→ TASK TO COMPLETE: Copy out every line exactly, passing over the pictures.

→ GIVEN DATA:
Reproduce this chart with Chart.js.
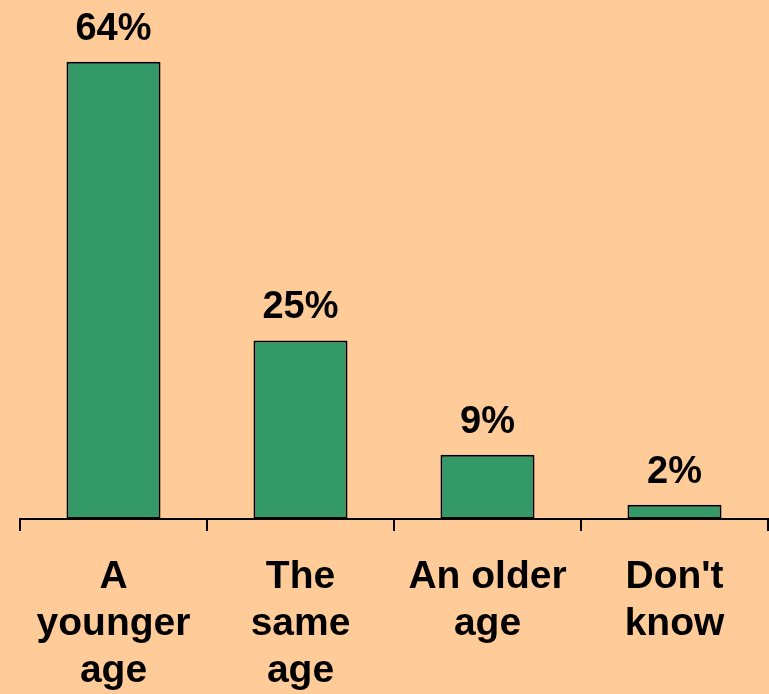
<!DOCTYPE html>
<html>
<head>
<meta charset="utf-8">
<script src="https://cdn.jsdelivr.net/npm/chart.js@4"></script>
<style>
  html, body { margin: 0; padding: 0; background: #FFCC99; }
  #wrap { width: 769px; height: 694px; }
</style>
</head>
<body>
<div id="wrap"><canvas id="chart" width="769" height="694"></canvas></div>
<script>
// datos
const categories = [['A', 'younger', 'age'], ['The', 'same', 'age'], ['An older', 'age'], ["Don't", 'know']];
const values = [64, 25, 9, 2];
const valueLabels = ['64%', '25%', '9%', '2%'];

const FONT = '"Liberation Sans", Arial, sans-serif';

// etiquetas encima de las barras
const barLabels = {
  id: 'barLabels',
  afterDatasetsDraw(chart) {
    const ctx = chart.ctx;
    const meta = chart.getDatasetMeta(0);
    ctx.save();
    ctx.font = 'bold 38px ' + FONT;
    ctx.fillStyle = '#000';
    ctx.textAlign = 'center';
    ctx.textBaseline = 'alphabetic';
    meta.data.forEach((bar, i) => {
      ctx.fillText(valueLabels[i], bar.x, bar.y - 22);
    });
    ctx.restore();
  }
};

new Chart(document.getElementById('chart'), {
  type: 'bar',
  data: {
    labels: categories,
    datasets: [{
      data: values,
      backgroundColor: '#339966',
      borderColor: '#000',
      borderWidth: 2,
      borderSkipped: false,
      barPercentage: 0.503,
      categoryPercentage: 1
    }]
  },
  options: {
    responsive: false,
    animation: false,
    layout: { padding: { left: 20, right: 1, top: 19, bottom: 0 } },
    plugins: { legend: { display: false }, tooltip: { enabled: false } },
    scales: {
      y: { display: false, min: 0, max: 70 },
      x: {
        afterFit(scale) { scale.height = 175; },
        grid: {
          display: true,
          drawOnChartArea: false,
          drawTicks: true,
          tickLength: 12,
          color: '#000',
          lineWidth: 2
        },
        border: { display: true, color: '#000', width: 2 },
        ticks: {
          color: '#000',
          padding: 23,
          maxRotation: 0,
          autoSkip: false,
          font: { family: FONT, size: 39, weight: 'bold', lineHeight: 1.205 }
        }
      }
    }
  },
  plugins: [barLabels]
});
</script>
</body>
</html>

→ RESPONSE:
Reproduce this chart with Chart.js.
<!DOCTYPE html>
<html>
<head>
<meta charset="utf-8">
<script src="https://cdn.jsdelivr.net/npm/chart.js@4"></script>
<style>
  html, body { margin: 0; padding: 0; background: #FFCC99; }
  #wrap { width: 769px; height: 694px; }
</style>
</head>
<body>
<div id="wrap"><canvas id="chart" width="769" height="694"></canvas></div>
<script>
// datos
const categories = [['A', 'younger', 'age'], ['The', 'same', 'age'], ['An older', 'age'], ["Don't", 'know']];
const values = [64, 25, 9, 2];
const valueLabels = ['64%', '25%', '9%', '2%'];

const FONT = '"Liberation Sans", Arial, sans-serif';

// etiquetas encima de las barras
const barLabels = {
  id: 'barLabels',
  afterDatasetsDraw(chart) {
    const ctx = chart.ctx;
    const meta = chart.getDatasetMeta(0);
    ctx.save();
    ctx.font = 'bold 38px ' + FONT;
    ctx.fillStyle = '#000';
    ctx.textAlign = 'center';
    ctx.textBaseline = 'alphabetic';
    meta.data.forEach((bar, i) => {
      ctx.fillText(valueLabels[i], bar.x, bar.y - 22);
    });
    ctx.restore();
  }
};

new Chart(document.getElementById('chart'), {
  type: 'bar',
  data: {
    labels: categories,
    datasets: [{
      data: values,
      backgroundColor: '#339966',
      borderColor: '#000',
      borderWidth: 2,
      borderSkipped: false,
      barPercentage: 0.503,
      categoryPercentage: 1
    }]
  },
  options: {
    responsive: false,
    animation: false,
    layout: { padding: { left: 20, right: 1, top: 19, bottom: 0 } },
    plugins: { legend: { display: false }, tooltip: { enabled: false } },
    scales: {
      y: { display: false, min: 0, max: 70 },
      x: {
        afterFit(scale) { scale.height = 175; },
        grid: {
          display: true,
          drawOnChartArea: false,
          drawTicks: true,
          tickLength: 12,
          color: '#000',
          lineWidth: 2
        },
        border: { display: true, color: '#000', width: 2 },
        ticks: {
          color: '#000',
          padding: 23,
          maxRotation: 0,
          autoSkip: false,
          font: { family: FONT, size: 39, weight: 'bold', lineHeight: 1.205 }
        }
      }
    }
  },
  plugins: [barLabels]
});
</script>
</body>
</html>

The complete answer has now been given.